_What you have to do:_ Transcribe the material exactly. Images do not belong in the copy.

_Provided material:_
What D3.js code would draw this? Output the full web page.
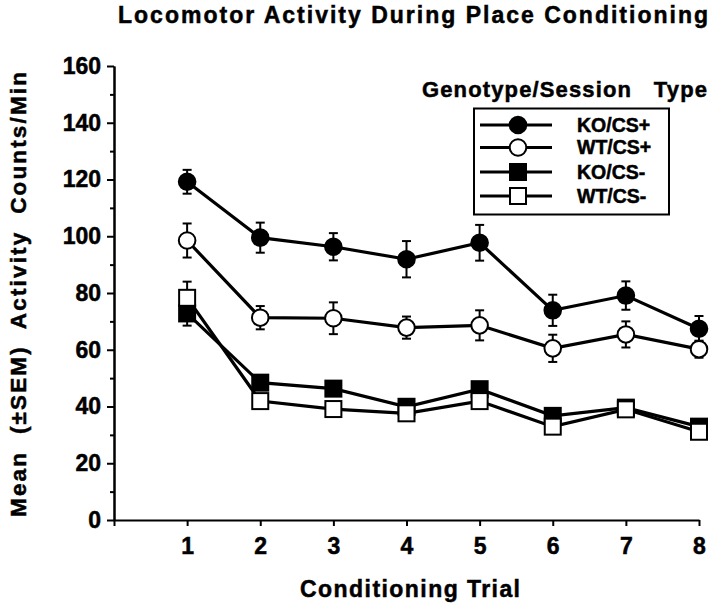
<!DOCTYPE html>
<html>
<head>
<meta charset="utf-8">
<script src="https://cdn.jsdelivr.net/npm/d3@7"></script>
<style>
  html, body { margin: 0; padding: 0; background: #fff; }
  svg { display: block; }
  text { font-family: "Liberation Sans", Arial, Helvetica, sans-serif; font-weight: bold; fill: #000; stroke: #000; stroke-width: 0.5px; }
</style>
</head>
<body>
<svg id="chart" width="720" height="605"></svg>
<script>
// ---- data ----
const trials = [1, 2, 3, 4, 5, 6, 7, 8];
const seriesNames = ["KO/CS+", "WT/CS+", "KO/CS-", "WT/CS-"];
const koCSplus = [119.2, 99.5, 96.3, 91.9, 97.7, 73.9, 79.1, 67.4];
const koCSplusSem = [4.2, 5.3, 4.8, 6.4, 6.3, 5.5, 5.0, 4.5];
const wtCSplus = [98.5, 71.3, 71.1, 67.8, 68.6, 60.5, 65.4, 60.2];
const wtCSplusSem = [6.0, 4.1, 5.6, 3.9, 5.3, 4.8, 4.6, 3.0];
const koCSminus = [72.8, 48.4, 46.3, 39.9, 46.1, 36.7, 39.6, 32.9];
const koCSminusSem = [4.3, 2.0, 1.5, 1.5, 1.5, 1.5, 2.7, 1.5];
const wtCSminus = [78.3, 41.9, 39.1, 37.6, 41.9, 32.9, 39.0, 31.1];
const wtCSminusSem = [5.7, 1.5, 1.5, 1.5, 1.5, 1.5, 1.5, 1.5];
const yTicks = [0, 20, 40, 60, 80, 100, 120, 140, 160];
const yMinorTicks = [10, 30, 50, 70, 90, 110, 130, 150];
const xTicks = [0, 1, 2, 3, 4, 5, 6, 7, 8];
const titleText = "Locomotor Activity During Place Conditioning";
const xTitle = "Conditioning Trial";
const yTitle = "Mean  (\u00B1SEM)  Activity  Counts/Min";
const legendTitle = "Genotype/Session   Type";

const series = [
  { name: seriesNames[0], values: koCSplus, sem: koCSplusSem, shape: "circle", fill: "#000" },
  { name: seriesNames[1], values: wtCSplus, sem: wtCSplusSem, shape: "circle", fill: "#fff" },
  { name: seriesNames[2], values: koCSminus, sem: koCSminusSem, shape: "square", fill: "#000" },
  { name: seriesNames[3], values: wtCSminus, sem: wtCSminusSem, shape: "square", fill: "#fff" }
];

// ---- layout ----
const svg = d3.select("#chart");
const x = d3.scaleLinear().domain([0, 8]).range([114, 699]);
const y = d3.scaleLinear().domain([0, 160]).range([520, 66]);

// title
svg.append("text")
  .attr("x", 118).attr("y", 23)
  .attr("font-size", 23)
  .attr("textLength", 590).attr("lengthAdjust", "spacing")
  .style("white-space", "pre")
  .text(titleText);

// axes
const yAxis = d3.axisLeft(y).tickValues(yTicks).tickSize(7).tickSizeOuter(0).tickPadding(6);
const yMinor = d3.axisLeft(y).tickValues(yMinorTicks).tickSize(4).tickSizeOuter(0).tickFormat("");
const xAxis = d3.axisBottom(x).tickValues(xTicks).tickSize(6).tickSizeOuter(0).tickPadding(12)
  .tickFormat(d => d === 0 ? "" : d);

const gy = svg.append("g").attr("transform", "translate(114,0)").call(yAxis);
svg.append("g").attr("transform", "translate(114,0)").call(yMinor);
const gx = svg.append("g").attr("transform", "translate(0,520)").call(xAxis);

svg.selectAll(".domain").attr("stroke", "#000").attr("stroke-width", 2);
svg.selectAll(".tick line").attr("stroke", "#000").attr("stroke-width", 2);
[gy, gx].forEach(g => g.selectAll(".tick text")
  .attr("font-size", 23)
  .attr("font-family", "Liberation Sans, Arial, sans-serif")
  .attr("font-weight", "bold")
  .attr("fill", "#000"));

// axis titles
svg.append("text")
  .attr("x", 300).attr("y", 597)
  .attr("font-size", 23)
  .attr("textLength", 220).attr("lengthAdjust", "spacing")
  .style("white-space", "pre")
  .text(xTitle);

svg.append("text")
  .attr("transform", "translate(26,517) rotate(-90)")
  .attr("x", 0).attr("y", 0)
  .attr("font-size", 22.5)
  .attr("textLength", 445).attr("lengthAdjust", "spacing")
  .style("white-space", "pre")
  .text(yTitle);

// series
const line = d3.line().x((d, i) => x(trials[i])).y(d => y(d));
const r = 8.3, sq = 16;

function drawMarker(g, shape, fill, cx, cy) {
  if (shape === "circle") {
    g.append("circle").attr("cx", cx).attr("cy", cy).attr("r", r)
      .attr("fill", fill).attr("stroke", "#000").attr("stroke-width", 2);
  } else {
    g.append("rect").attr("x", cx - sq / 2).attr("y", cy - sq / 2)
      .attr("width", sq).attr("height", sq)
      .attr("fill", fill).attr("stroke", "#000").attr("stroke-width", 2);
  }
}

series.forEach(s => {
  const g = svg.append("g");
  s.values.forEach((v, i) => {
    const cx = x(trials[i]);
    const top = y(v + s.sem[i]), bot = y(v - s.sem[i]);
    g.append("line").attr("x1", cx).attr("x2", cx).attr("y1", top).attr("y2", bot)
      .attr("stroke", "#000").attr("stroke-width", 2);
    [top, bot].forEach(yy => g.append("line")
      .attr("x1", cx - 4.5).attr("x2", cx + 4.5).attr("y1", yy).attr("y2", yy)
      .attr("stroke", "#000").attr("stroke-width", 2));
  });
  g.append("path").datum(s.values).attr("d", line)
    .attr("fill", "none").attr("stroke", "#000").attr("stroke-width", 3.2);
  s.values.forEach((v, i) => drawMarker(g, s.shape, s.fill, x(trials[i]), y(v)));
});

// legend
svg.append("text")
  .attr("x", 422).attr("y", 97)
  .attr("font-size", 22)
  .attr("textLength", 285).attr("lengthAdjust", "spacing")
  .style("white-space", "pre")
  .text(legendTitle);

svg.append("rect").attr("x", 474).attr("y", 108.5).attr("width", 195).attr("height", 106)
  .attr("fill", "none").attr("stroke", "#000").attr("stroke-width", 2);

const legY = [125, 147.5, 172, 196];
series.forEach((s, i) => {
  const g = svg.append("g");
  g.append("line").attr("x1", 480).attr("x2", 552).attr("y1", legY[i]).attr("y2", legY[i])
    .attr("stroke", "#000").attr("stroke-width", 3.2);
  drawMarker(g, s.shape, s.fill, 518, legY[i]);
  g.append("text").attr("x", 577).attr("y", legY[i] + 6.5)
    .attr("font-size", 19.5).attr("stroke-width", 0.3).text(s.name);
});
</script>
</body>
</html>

_Problem solution:_
What D3.js code would draw this? Output the full web page.
<!DOCTYPE html>
<html>
<head>
<meta charset="utf-8">
<script src="https://cdn.jsdelivr.net/npm/d3@7"></script>
<style>
  html, body { margin: 0; padding: 0; background: #fff; }
  svg { display: block; }
  text { font-family: "Liberation Sans", Arial, Helvetica, sans-serif; font-weight: bold; fill: #000; stroke: #000; stroke-width: 0.5px; }
</style>
</head>
<body>
<svg id="chart" width="720" height="605"></svg>
<script>
// ---- data ----
const trials = [1, 2, 3, 4, 5, 6, 7, 8];
const seriesNames = ["KO/CS+", "WT/CS+", "KO/CS-", "WT/CS-"];
const koCSplus = [119.2, 99.5, 96.3, 91.9, 97.7, 73.9, 79.1, 67.4];
const koCSplusSem = [4.2, 5.3, 4.8, 6.4, 6.3, 5.5, 5.0, 4.5];
const wtCSplus = [98.5, 71.3, 71.1, 67.8, 68.6, 60.5, 65.4, 60.2];
const wtCSplusSem = [6.0, 4.1, 5.6, 3.9, 5.3, 4.8, 4.6, 3.0];
const koCSminus = [72.8, 48.4, 46.3, 39.9, 46.1, 36.7, 39.6, 32.9];
const koCSminusSem = [4.3, 2.0, 1.5, 1.5, 1.5, 1.5, 2.7, 1.5];
const wtCSminus = [78.3, 41.9, 39.1, 37.6, 41.9, 32.9, 39.0, 31.1];
const wtCSminusSem = [5.7, 1.5, 1.5, 1.5, 1.5, 1.5, 1.5, 1.5];
const yTicks = [0, 20, 40, 60, 80, 100, 120, 140, 160];
const yMinorTicks = [10, 30, 50, 70, 90, 110, 130, 150];
const xTicks = [0, 1, 2, 3, 4, 5, 6, 7, 8];
const titleText = "Locomotor Activity During Place Conditioning";
const xTitle = "Conditioning Trial";
const yTitle = "Mean  (\u00B1SEM)  Activity  Counts/Min";
const legendTitle = "Genotype/Session   Type";

const series = [
  { name: seriesNames[0], values: koCSplus, sem: koCSplusSem, shape: "circle", fill: "#000" },
  { name: seriesNames[1], values: wtCSplus, sem: wtCSplusSem, shape: "circle", fill: "#fff" },
  { name: seriesNames[2], values: koCSminus, sem: koCSminusSem, shape: "square", fill: "#000" },
  { name: seriesNames[3], values: wtCSminus, sem: wtCSminusSem, shape: "square", fill: "#fff" }
];

// ---- layout ----
const svg = d3.select("#chart");
const x = d3.scaleLinear().domain([0, 8]).range([114, 699]);
const y = d3.scaleLinear().domain([0, 160]).range([520, 66]);

// title
svg.append("text")
  .attr("x", 118).attr("y", 23)
  .attr("font-size", 23)
  .attr("textLength", 590).attr("lengthAdjust", "spacing")
  .style("white-space", "pre")
  .text(titleText);

// axes
const yAxis = d3.axisLeft(y).tickValues(yTicks).tickSize(7).tickSizeOuter(0).tickPadding(6);
const yMinor = d3.axisLeft(y).tickValues(yMinorTicks).tickSize(4).tickSizeOuter(0).tickFormat("");
const xAxis = d3.axisBottom(x).tickValues(xTicks).tickSize(6).tickSizeOuter(0).tickPadding(12)
  .tickFormat(d => d === 0 ? "" : d);

const gy = svg.append("g").attr("transform", "translate(114,0)").call(yAxis);
svg.append("g").attr("transform", "translate(114,0)").call(yMinor);
const gx = svg.append("g").attr("transform", "translate(0,520)").call(xAxis);

svg.selectAll(".domain").attr("stroke", "#000").attr("stroke-width", 2);
svg.selectAll(".tick line").attr("stroke", "#000").attr("stroke-width", 2);
[gy, gx].forEach(g => g.selectAll(".tick text")
  .attr("font-size", 23)
  .attr("font-family", "Liberation Sans, Arial, sans-serif")
  .attr("font-weight", "bold")
  .attr("fill", "#000"));

// axis titles
svg.append("text")
  .attr("x", 300).attr("y", 597)
  .attr("font-size", 23)
  .attr("textLength", 220).attr("lengthAdjust", "spacing")
  .style("white-space", "pre")
  .text(xTitle);

svg.append("text")
  .attr("transform", "translate(26,517) rotate(-90)")
  .attr("x", 0).attr("y", 0)
  .attr("font-size", 22.5)
  .attr("textLength", 445).attr("lengthAdjust", "spacing")
  .style("white-space", "pre")
  .text(yTitle);

// series
const line = d3.line().x((d, i) => x(trials[i])).y(d => y(d));
const r = 8.3, sq = 16;

function drawMarker(g, shape, fill, cx, cy) {
  if (shape === "circle") {
    g.append("circle").attr("cx", cx).attr("cy", cy).attr("r", r)
      .attr("fill", fill).attr("stroke", "#000").attr("stroke-width", 2);
  } else {
    g.append("rect").attr("x", cx - sq / 2).attr("y", cy - sq / 2)
      .attr("width", sq).attr("height", sq)
      .attr("fill", fill).attr("stroke", "#000").attr("stroke-width", 2);
  }
}

series.forEach(s => {
  const g = svg.append("g");
  s.values.forEach((v, i) => {
    const cx = x(trials[i]);
    const top = y(v + s.sem[i]), bot = y(v - s.sem[i]);
    g.append("line").attr("x1", cx).attr("x2", cx).attr("y1", top).attr("y2", bot)
      .attr("stroke", "#000").attr("stroke-width", 2);
    [top, bot].forEach(yy => g.append("line")
      .attr("x1", cx - 4.5).attr("x2", cx + 4.5).attr("y1", yy).attr("y2", yy)
      .attr("stroke", "#000").attr("stroke-width", 2));
  });
  g.append("path").datum(s.values).attr("d", line)
    .attr("fill", "none").attr("stroke", "#000").attr("stroke-width", 3.2);
  s.values.forEach((v, i) => drawMarker(g, s.shape, s.fill, x(trials[i]), y(v)));
});

// legend
svg.append("text")
  .attr("x", 422).attr("y", 97)
  .attr("font-size", 22)
  .attr("textLength", 285).attr("lengthAdjust", "spacing")
  .style("white-space", "pre")
  .text(legendTitle);

svg.append("rect").attr("x", 474).attr("y", 108.5).attr("width", 195).attr("height", 106)
  .attr("fill", "none").attr("stroke", "#000").attr("stroke-width", 2);

const legY = [125, 147.5, 172, 196];
series.forEach((s, i) => {
  const g = svg.append("g");
  g.append("line").attr("x1", 480).attr("x2", 552).attr("y1", legY[i]).attr("y2", legY[i])
    .attr("stroke", "#000").attr("stroke-width", 3.2);
  drawMarker(g, s.shape, s.fill, 518, legY[i]);
  g.append("text").attr("x", 577).attr("y", legY[i] + 6.5)
    .attr("font-size", 19.5).attr("stroke-width", 0.3).text(s.name);
});
</script>
</body>
</html>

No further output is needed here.